◆ THE PROBLEM ◆
Repeat every line below exactly, word for word.

◆ GIVEN MATERIAL ◆
____________

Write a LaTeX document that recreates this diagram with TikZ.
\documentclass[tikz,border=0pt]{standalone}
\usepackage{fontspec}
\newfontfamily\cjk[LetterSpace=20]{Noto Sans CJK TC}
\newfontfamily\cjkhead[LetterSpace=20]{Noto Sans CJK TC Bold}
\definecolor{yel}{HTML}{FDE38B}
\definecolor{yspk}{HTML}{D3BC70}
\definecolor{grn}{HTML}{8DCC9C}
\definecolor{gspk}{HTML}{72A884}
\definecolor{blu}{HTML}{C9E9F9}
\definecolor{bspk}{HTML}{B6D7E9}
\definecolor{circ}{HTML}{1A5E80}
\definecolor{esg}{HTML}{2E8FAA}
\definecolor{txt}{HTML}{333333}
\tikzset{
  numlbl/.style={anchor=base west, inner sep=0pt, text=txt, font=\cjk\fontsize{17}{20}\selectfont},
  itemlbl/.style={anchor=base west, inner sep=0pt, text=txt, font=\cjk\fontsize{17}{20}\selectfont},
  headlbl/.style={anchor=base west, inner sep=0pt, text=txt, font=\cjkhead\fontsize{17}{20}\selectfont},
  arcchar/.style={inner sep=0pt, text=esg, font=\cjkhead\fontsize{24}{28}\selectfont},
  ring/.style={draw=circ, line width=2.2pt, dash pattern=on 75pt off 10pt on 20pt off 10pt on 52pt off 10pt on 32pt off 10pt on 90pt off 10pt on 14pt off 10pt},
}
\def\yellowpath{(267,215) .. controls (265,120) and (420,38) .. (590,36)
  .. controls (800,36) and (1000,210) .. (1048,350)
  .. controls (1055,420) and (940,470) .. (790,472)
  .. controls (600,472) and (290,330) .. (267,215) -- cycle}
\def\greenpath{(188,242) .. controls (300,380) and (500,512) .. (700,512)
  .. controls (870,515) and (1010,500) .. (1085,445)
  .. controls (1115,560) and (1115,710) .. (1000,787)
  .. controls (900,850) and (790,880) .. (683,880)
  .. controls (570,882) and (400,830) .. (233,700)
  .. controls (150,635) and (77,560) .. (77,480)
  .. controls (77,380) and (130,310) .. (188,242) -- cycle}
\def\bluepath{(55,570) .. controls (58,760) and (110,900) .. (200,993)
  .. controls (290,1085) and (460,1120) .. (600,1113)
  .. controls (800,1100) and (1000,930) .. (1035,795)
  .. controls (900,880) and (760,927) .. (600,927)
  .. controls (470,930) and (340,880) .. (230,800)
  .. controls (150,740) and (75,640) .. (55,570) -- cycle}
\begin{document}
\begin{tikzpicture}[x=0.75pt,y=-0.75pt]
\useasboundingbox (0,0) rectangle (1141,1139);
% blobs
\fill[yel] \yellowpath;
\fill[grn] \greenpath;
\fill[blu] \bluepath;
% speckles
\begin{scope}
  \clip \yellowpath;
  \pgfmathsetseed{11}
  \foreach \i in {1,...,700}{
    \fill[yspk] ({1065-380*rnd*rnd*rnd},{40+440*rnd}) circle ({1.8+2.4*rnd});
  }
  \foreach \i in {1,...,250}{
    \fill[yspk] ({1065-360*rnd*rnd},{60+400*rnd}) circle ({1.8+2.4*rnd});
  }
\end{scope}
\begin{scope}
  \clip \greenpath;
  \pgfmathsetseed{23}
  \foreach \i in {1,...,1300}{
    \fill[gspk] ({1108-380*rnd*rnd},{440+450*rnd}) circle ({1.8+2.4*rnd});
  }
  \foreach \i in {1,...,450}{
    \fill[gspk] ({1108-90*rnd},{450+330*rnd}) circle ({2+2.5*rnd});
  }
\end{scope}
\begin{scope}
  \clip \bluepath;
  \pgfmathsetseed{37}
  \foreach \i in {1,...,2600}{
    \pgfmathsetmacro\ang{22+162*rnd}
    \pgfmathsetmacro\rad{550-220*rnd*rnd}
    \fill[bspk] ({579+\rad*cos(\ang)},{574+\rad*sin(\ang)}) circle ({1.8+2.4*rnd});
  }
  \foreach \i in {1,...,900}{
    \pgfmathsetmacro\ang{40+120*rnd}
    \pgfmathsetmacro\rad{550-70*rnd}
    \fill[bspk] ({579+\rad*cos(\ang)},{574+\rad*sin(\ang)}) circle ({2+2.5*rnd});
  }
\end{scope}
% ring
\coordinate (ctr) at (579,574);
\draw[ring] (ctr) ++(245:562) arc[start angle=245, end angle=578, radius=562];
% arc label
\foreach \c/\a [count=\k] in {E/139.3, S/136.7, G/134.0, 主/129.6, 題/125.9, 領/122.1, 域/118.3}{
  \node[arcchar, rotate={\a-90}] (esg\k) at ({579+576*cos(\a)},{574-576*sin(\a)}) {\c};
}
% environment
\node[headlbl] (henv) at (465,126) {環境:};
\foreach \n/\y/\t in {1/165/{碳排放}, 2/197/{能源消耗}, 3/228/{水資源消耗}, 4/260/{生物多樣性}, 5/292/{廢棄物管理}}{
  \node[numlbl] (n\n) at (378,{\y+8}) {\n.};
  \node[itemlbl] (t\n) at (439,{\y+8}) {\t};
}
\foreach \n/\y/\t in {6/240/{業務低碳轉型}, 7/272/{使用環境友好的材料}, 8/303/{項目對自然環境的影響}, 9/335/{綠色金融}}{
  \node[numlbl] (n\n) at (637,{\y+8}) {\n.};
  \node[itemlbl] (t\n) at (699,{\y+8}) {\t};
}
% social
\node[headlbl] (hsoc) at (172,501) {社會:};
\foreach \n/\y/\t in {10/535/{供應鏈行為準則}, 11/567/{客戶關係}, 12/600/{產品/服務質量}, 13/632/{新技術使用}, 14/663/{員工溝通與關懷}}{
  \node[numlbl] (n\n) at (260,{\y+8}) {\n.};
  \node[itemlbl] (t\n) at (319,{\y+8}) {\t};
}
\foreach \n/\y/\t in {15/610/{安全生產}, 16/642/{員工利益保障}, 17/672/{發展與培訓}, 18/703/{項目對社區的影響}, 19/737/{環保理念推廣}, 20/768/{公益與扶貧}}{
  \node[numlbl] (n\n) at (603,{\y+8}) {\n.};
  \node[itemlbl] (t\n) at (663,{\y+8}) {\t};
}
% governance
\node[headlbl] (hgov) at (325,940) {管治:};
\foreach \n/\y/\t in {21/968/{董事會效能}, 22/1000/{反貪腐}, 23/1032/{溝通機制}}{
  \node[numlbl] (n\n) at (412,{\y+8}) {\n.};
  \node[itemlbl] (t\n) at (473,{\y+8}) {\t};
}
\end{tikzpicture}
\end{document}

____________

◆ REPLY ◆
Write a LaTeX document that recreates this diagram with TikZ.
\documentclass[tikz,border=0pt]{standalone}
\usepackage{fontspec}
\newfontfamily\cjk[LetterSpace=20]{Noto Sans CJK TC}
\newfontfamily\cjkhead[LetterSpace=20]{Noto Sans CJK TC Bold}
\definecolor{yel}{HTML}{FDE38B}
\definecolor{yspk}{HTML}{D3BC70}
\definecolor{grn}{HTML}{8DCC9C}
\definecolor{gspk}{HTML}{72A884}
\definecolor{blu}{HTML}{C9E9F9}
\definecolor{bspk}{HTML}{B6D7E9}
\definecolor{circ}{HTML}{1A5E80}
\definecolor{esg}{HTML}{2E8FAA}
\definecolor{txt}{HTML}{333333}
\tikzset{
  numlbl/.style={anchor=base west, inner sep=0pt, text=txt, font=\cjk\fontsize{17}{20}\selectfont},
  itemlbl/.style={anchor=base west, inner sep=0pt, text=txt, font=\cjk\fontsize{17}{20}\selectfont},
  headlbl/.style={anchor=base west, inner sep=0pt, text=txt, font=\cjkhead\fontsize{17}{20}\selectfont},
  arcchar/.style={inner sep=0pt, text=esg, font=\cjkhead\fontsize{24}{28}\selectfont},
  ring/.style={draw=circ, line width=2.2pt, dash pattern=on 75pt off 10pt on 20pt off 10pt on 52pt off 10pt on 32pt off 10pt on 90pt off 10pt on 14pt off 10pt},
}
\def\yellowpath{(267,215) .. controls (265,120) and (420,38) .. (590,36)
  .. controls (800,36) and (1000,210) .. (1048,350)
  .. controls (1055,420) and (940,470) .. (790,472)
  .. controls (600,472) and (290,330) .. (267,215) -- cycle}
\def\greenpath{(188,242) .. controls (300,380) and (500,512) .. (700,512)
  .. controls (870,515) and (1010,500) .. (1085,445)
  .. controls (1115,560) and (1115,710) .. (1000,787)
  .. controls (900,850) and (790,880) .. (683,880)
  .. controls (570,882) and (400,830) .. (233,700)
  .. controls (150,635) and (77,560) .. (77,480)
  .. controls (77,380) and (130,310) .. (188,242) -- cycle}
\def\bluepath{(55,570) .. controls (58,760) and (110,900) .. (200,993)
  .. controls (290,1085) and (460,1120) .. (600,1113)
  .. controls (800,1100) and (1000,930) .. (1035,795)
  .. controls (900,880) and (760,927) .. (600,927)
  .. controls (470,930) and (340,880) .. (230,800)
  .. controls (150,740) and (75,640) .. (55,570) -- cycle}
\begin{document}
\begin{tikzpicture}[x=0.75pt,y=-0.75pt]
\useasboundingbox (0,0) rectangle (1141,1139);
% blobs
\fill[yel] \yellowpath;
\fill[grn] \greenpath;
\fill[blu] \bluepath;
% speckles
\begin{scope}
  \clip \yellowpath;
  \pgfmathsetseed{11}
  \foreach \i in {1,...,700}{
    \fill[yspk] ({1065-380*rnd*rnd*rnd},{40+440*rnd}) circle ({1.8+2.4*rnd});
  }
  \foreach \i in {1,...,250}{
    \fill[yspk] ({1065-360*rnd*rnd},{60+400*rnd}) circle ({1.8+2.4*rnd});
  }
\end{scope}
\begin{scope}
  \clip \greenpath;
  \pgfmathsetseed{23}
  \foreach \i in {1,...,1300}{
    \fill[gspk] ({1108-380*rnd*rnd},{440+450*rnd}) circle ({1.8+2.4*rnd});
  }
  \foreach \i in {1,...,450}{
    \fill[gspk] ({1108-90*rnd},{450+330*rnd}) circle ({2+2.5*rnd});
  }
\end{scope}
\begin{scope}
  \clip \bluepath;
  \pgfmathsetseed{37}
  \foreach \i in {1,...,2600}{
    \pgfmathsetmacro\ang{22+162*rnd}
    \pgfmathsetmacro\rad{550-220*rnd*rnd}
    \fill[bspk] ({579+\rad*cos(\ang)},{574+\rad*sin(\ang)}) circle ({1.8+2.4*rnd});
  }
  \foreach \i in {1,...,900}{
    \pgfmathsetmacro\ang{40+120*rnd}
    \pgfmathsetmacro\rad{550-70*rnd}
    \fill[bspk] ({579+\rad*cos(\ang)},{574+\rad*sin(\ang)}) circle ({2+2.5*rnd});
  }
\end{scope}
% ring
\coordinate (ctr) at (579,574);
\draw[ring] (ctr) ++(245:562) arc[start angle=245, end angle=578, radius=562];
% arc label
\foreach \c/\a [count=\k] in {E/139.3, S/136.7, G/134.0, 主/129.6, 題/125.9, 領/122.1, 域/118.3}{
  \node[arcchar, rotate={\a-90}] (esg\k) at ({579+576*cos(\a)},{574-576*sin(\a)}) {\c};
}
% environment
\node[headlbl] (henv) at (465,126) {環境:};
\foreach \n/\y/\t in {1/165/{碳排放}, 2/197/{能源消耗}, 3/228/{水資源消耗}, 4/260/{生物多樣性}, 5/292/{廢棄物管理}}{
  \node[numlbl] (n\n) at (378,{\y+8}) {\n.};
  \node[itemlbl] (t\n) at (439,{\y+8}) {\t};
}
\foreach \n/\y/\t in {6/240/{業務低碳轉型}, 7/272/{使用環境友好的材料}, 8/303/{項目對自然環境的影響}, 9/335/{綠色金融}}{
  \node[numlbl] (n\n) at (637,{\y+8}) {\n.};
  \node[itemlbl] (t\n) at (699,{\y+8}) {\t};
}
% social
\node[headlbl] (hsoc) at (172,501) {社會:};
\foreach \n/\y/\t in {10/535/{供應鏈行為準則}, 11/567/{客戶關係}, 12/600/{產品/服務質量}, 13/632/{新技術使用}, 14/663/{員工溝通與關懷}}{
  \node[numlbl] (n\n) at (260,{\y+8}) {\n.};
  \node[itemlbl] (t\n) at (319,{\y+8}) {\t};
}
\foreach \n/\y/\t in {15/610/{安全生產}, 16/642/{員工利益保障}, 17/672/{發展與培訓}, 18/703/{項目對社區的影響}, 19/737/{環保理念推廣}, 20/768/{公益與扶貧}}{
  \node[numlbl] (n\n) at (603,{\y+8}) {\n.};
  \node[itemlbl] (t\n) at (663,{\y+8}) {\t};
}
% governance
\node[headlbl] (hgov) at (325,940) {管治:};
\foreach \n/\y/\t in {21/968/{董事會效能}, 22/1000/{反貪腐}, 23/1032/{溝通機制}}{
  \node[numlbl] (n\n) at (412,{\y+8}) {\n.};
  \node[itemlbl] (t\n) at (473,{\y+8}) {\t};
}
\end{tikzpicture}
\end{document}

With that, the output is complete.